Given data:
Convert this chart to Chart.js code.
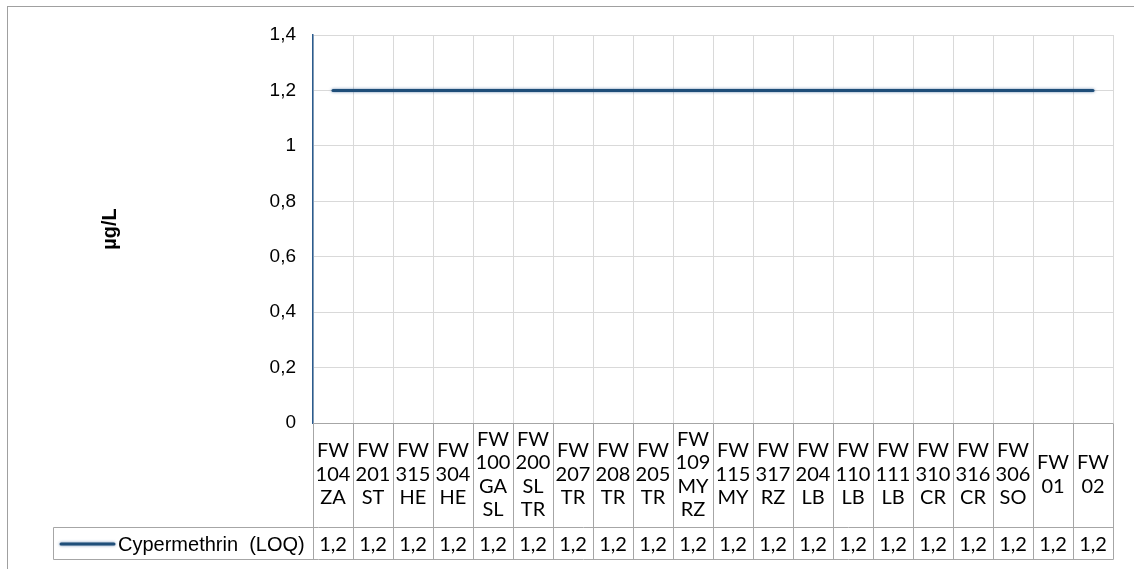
<!DOCTYPE html>
<html>
<head>
<meta charset="utf-8">
<script src="https://cdn.jsdelivr.net/npm/chart.js@4.4.1/dist/chart.umd.min.js"></script>
<style>
    html, body { margin: 0; padding: 0; background: #fff; }
    #wrap { width: 1134px; height: 569px; }
</style>
</head>
<body>
<div id="wrap"><canvas id="chart" width="1134" height="569"></canvas></div>
<script>
// sampling sites, one label line per entry
var categories = [
    ["FW", "104", "ZA"], ["FW", "201", "ST"], ["FW", "315", "HE"], ["FW", "304", "HE"],
    ["FW", "100", "GA", "SL"], ["FW", "200", "SL", "TR"], ["FW", "207", "TR"], ["FW", "208", "TR"],
    ["FW", "205", "TR"], ["FW", "109", "MY", "RZ"], ["FW", "115", "MY"], ["FW", "317", "RZ"],
    ["FW", "204", "LB"], ["FW", "110", "LB"], ["FW", "111", "LB"], ["FW", "310", "CR"],
    ["FW", "316", "CR"], ["FW", "306", "SO"], ["FW", "01"], ["FW", "02"]
];
var seriesName = "Cypermethrin  (LOQ)";
var loqValues = [1.2, 1.2, 1.2, 1.2, 1.2, 1.2, 1.2, 1.2, 1.2, 1.2,
                 1.2, 1.2, 1.2, 1.2, 1.2, 1.2, 1.2, 1.2, 1.2, 1.2];
var yTicks = [0, 0.2, 0.4, 0.6, 0.8, 1, 1.2, 1.4];
var yTitle = "µg/L";

var LINE_COLOR = "#1F4E79";
var HALO_COLOR = "rgba(60, 100, 150, 0.75)";
var TABLE_COLOR = "#a6a6a6";
var LABEL_FONT = "20px Lato";

function fmt(v) {
    return String(Math.round(v * 10) / 10).replace(".", ",");
}

// soft halo around the series line, like the Excel glow
var haloPlugin = {
    id: "halo",
    beforeDatasetDraw: function (chart) {
        var ctx = chart.ctx;
        ctx.save();
        ctx.shadowColor = HALO_COLOR;
        ctx.shadowBlur = 3;
    },
    afterDatasetDraw: function (chart) {
        chart.ctx.restore();
    }
};

// outer frame of the chart object
var framePlugin = {
    id: "frame",
    beforeDraw: function (chart) {
        var ctx = chart.ctx;
        ctx.save();
        ctx.strokeStyle = "#a0a0a0";
        ctx.lineWidth = 1;
        ctx.strokeRect(7.5, 6.5, 2000, 2000);
        ctx.restore();
    }
};

// data table under the plot: category cells, legend key and values
var tablePlugin = {
    id: "dataTable",
    afterDraw: function (chart) {
        var ctx = chart.ctx;
        var xs = chart.scales.x;
        var n = categories.length;
        var w = (xs.right - xs.left) / n;
        var top = Math.round(chart.chartArea.bottom) + 0.5;
        var mid = top + 104;
        var bot = top + 136;
        var legLeft = 53.5;
        var right = Math.round(xs.right) + 0.5;

        ctx.save();
        ctx.strokeStyle = TABLE_COLOR;
        ctx.lineWidth = 1;
        ctx.beginPath();
        ctx.moveTo(Math.round(xs.left) + 0.5, top); ctx.lineTo(right, top);
        ctx.moveTo(legLeft, mid); ctx.lineTo(right, mid);
        ctx.moveTo(legLeft, bot); ctx.lineTo(right, bot);
        for (var i = 0; i <= n; i++) {
            var vx = Math.round(xs.left + i * w) + 0.5;
            ctx.moveTo(vx, top); ctx.lineTo(vx, bot);
        }
        ctx.moveTo(legLeft, mid); ctx.lineTo(legLeft, bot);
        ctx.stroke();

        ctx.fillStyle = "#000";
        ctx.font = LABEL_FONT;
        ctx.textAlign = "center";
        ctx.textBaseline = "middle";
        var lh = 23.5;
        var cellMid = (top + mid) / 2 - 1;
        for (var j = 0; j < n; j++) {
            var cx = xs.getPixelForValue(j);
            var lines = categories[j];
            var y0 = cellMid - (lines.length - 1) * lh / 2;
            for (var k = 0; k < lines.length; k++) {
                ctx.fillText(lines[k], cx, y0 + k * lh);
            }
            ctx.fillText(fmt(loqValues[j]), cx, (mid + bot) / 2 + 1);
        }

        // legend key
        var ky = Math.round((mid + bot) / 2);
        ctx.shadowColor = HALO_COLOR;
        ctx.shadowBlur = 3;
        ctx.strokeStyle = LINE_COLOR;
        ctx.lineWidth = 3;
        ctx.lineCap = "round";
        ctx.beginPath();
        ctx.moveTo(61, ky); ctx.lineTo(114, ky);
        ctx.stroke();
        ctx.shadowBlur = 0;
        ctx.shadowColor = "transparent";
        ctx.font = "20px 'Liberation Sans'";
        ctx.textAlign = "left";
        ctx.fillText(seriesName, 118, ky + 1);
        ctx.restore();
    }
};

new Chart(document.getElementById("chart"), {
    type: "line",
    data: {
        labels: categories.map(function (c) { return c.join(" "); }),
        datasets: [{
            label: seriesName,
            data: loqValues,
            borderColor: LINE_COLOR,
            borderWidth: 3,
            borderCapStyle: "round",
            pointRadius: 0,
            fill: false,
            tension: 0
        }]
    },
    options: {
        responsive: false,
        animation: false,
        devicePixelRatio: 1,
        layout: { padding: { left: 98, top: 35, right: 21, bottom: 10 } },
        plugins: {
            legend: { display: false },
            tooltip: { enabled: false }
        },
        scales: {
            x: {
                type: "category",
                offset: true,
                grid: { offset: true, color: "#d9d9d9", drawTicks: false },
                border: { display: false },
                ticks: { display: false },
                afterFit: function (s) { s.height = 136; }
            },
            y: {
                min: 0,
                max: 1.4,
                afterBuildTicks: function (s) {
                    s.ticks = yTicks.map(function (v) { return { value: v }; });
                },
                grid: { color: "#d9d9d9", drawTicks: false },
                border: { color: "#2B5C8F", width: 1.5 },
                ticks: {
                    color: "#000",
                    padding: 17,
                    font: { family: "'Liberation Sans'", size: 19 },
                    callback: function (v) { return fmt(v); }
                },
                title: {
                    display: true,
                    text: yTitle,
                    color: "#000",
                    padding: 0,
                    font: { family: "'Liberation Sans'", size: 20, weight: "bold" }
                },
                afterFit: function (s) { s.width = 215; }
            }
        }
    },
    plugins: [framePlugin, haloPlugin, tablePlugin]
});
</script>
</body>
</html>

Task details: Repeat the material above in full and exactly, apart from the pictures.

Answer to this exercise:
Convert this chart to Chart.js code.
<!DOCTYPE html>
<html>
<head>
<meta charset="utf-8">
<script src="https://cdn.jsdelivr.net/npm/chart.js@4.4.1/dist/chart.umd.min.js"></script>
<style>
    html, body { margin: 0; padding: 0; background: #fff; }
    #wrap { width: 1134px; height: 569px; }
</style>
</head>
<body>
<div id="wrap"><canvas id="chart" width="1134" height="569"></canvas></div>
<script>
// sampling sites, one label line per entry
var categories = [
    ["FW", "104", "ZA"], ["FW", "201", "ST"], ["FW", "315", "HE"], ["FW", "304", "HE"],
    ["FW", "100", "GA", "SL"], ["FW", "200", "SL", "TR"], ["FW", "207", "TR"], ["FW", "208", "TR"],
    ["FW", "205", "TR"], ["FW", "109", "MY", "RZ"], ["FW", "115", "MY"], ["FW", "317", "RZ"],
    ["FW", "204", "LB"], ["FW", "110", "LB"], ["FW", "111", "LB"], ["FW", "310", "CR"],
    ["FW", "316", "CR"], ["FW", "306", "SO"], ["FW", "01"], ["FW", "02"]
];
var seriesName = "Cypermethrin  (LOQ)";
var loqValues = [1.2, 1.2, 1.2, 1.2, 1.2, 1.2, 1.2, 1.2, 1.2, 1.2,
                 1.2, 1.2, 1.2, 1.2, 1.2, 1.2, 1.2, 1.2, 1.2, 1.2];
var yTicks = [0, 0.2, 0.4, 0.6, 0.8, 1, 1.2, 1.4];
var yTitle = "µg/L";

var LINE_COLOR = "#1F4E79";
var HALO_COLOR = "rgba(60, 100, 150, 0.75)";
var TABLE_COLOR = "#a6a6a6";
var LABEL_FONT = "20px Lato";

function fmt(v) {
    return String(Math.round(v * 10) / 10).replace(".", ",");
}

// soft halo around the series line, like the Excel glow
var haloPlugin = {
    id: "halo",
    beforeDatasetDraw: function (chart) {
        var ctx = chart.ctx;
        ctx.save();
        ctx.shadowColor = HALO_COLOR;
        ctx.shadowBlur = 3;
    },
    afterDatasetDraw: function (chart) {
        chart.ctx.restore();
    }
};

// outer frame of the chart object
var framePlugin = {
    id: "frame",
    beforeDraw: function (chart) {
        var ctx = chart.ctx;
        ctx.save();
        ctx.strokeStyle = "#a0a0a0";
        ctx.lineWidth = 1;
        ctx.strokeRect(7.5, 6.5, 2000, 2000);
        ctx.restore();
    }
};

// data table under the plot: category cells, legend key and values
var tablePlugin = {
    id: "dataTable",
    afterDraw: function (chart) {
        var ctx = chart.ctx;
        var xs = chart.scales.x;
        var n = categories.length;
        var w = (xs.right - xs.left) / n;
        var top = Math.round(chart.chartArea.bottom) + 0.5;
        var mid = top + 104;
        var bot = top + 136;
        var legLeft = 53.5;
        var right = Math.round(xs.right) + 0.5;

        ctx.save();
        ctx.strokeStyle = TABLE_COLOR;
        ctx.lineWidth = 1;
        ctx.beginPath();
        ctx.moveTo(Math.round(xs.left) + 0.5, top); ctx.lineTo(right, top);
        ctx.moveTo(legLeft, mid); ctx.lineTo(right, mid);
        ctx.moveTo(legLeft, bot); ctx.lineTo(right, bot);
        for (var i = 0; i <= n; i++) {
            var vx = Math.round(xs.left + i * w) + 0.5;
            ctx.moveTo(vx, top); ctx.lineTo(vx, bot);
        }
        ctx.moveTo(legLeft, mid); ctx.lineTo(legLeft, bot);
        ctx.stroke();

        ctx.fillStyle = "#000";
        ctx.font = LABEL_FONT;
        ctx.textAlign = "center";
        ctx.textBaseline = "middle";
        var lh = 23.5;
        var cellMid = (top + mid) / 2 - 1;
        for (var j = 0; j < n; j++) {
            var cx = xs.getPixelForValue(j);
            var lines = categories[j];
            var y0 = cellMid - (lines.length - 1) * lh / 2;
            for (var k = 0; k < lines.length; k++) {
                ctx.fillText(lines[k], cx, y0 + k * lh);
            }
            ctx.fillText(fmt(loqValues[j]), cx, (mid + bot) / 2 + 1);
        }

        // legend key
        var ky = Math.round((mid + bot) / 2);
        ctx.shadowColor = HALO_COLOR;
        ctx.shadowBlur = 3;
        ctx.strokeStyle = LINE_COLOR;
        ctx.lineWidth = 3;
        ctx.lineCap = "round";
        ctx.beginPath();
        ctx.moveTo(61, ky); ctx.lineTo(114, ky);
        ctx.stroke();
        ctx.shadowBlur = 0;
        ctx.shadowColor = "transparent";
        ctx.font = "20px 'Liberation Sans'";
        ctx.textAlign = "left";
        ctx.fillText(seriesName, 118, ky + 1);
        ctx.restore();
    }
};

new Chart(document.getElementById("chart"), {
    type: "line",
    data: {
        labels: categories.map(function (c) { return c.join(" "); }),
        datasets: [{
            label: seriesName,
            data: loqValues,
            borderColor: LINE_COLOR,
            borderWidth: 3,
            borderCapStyle: "round",
            pointRadius: 0,
            fill: false,
            tension: 0
        }]
    },
    options: {
        responsive: false,
        animation: false,
        devicePixelRatio: 1,
        layout: { padding: { left: 98, top: 35, right: 21, bottom: 10 } },
        plugins: {
            legend: { display: false },
            tooltip: { enabled: false }
        },
        scales: {
            x: {
                type: "category",
                offset: true,
                grid: { offset: true, color: "#d9d9d9", drawTicks: false },
                border: { display: false },
                ticks: { display: false },
                afterFit: function (s) { s.height = 136; }
            },
            y: {
                min: 0,
                max: 1.4,
                afterBuildTicks: function (s) {
                    s.ticks = yTicks.map(function (v) { return { value: v }; });
                },
                grid: { color: "#d9d9d9", drawTicks: false },
                border: { color: "#2B5C8F", width: 1.5 },
                ticks: {
                    color: "#000",
                    padding: 17,
                    font: { family: "'Liberation Sans'", size: 19 },
                    callback: function (v) { return fmt(v); }
                },
                title: {
                    display: true,
                    text: yTitle,
                    color: "#000",
                    padding: 0,
                    font: { family: "'Liberation Sans'", size: 20, weight: "bold" }
                },
                afterFit: function (s) { s.width = 215; }
            }
        }
    },
    plugins: [framePlugin, haloPlugin, tablePlugin]
});
</script>
</body>
</html>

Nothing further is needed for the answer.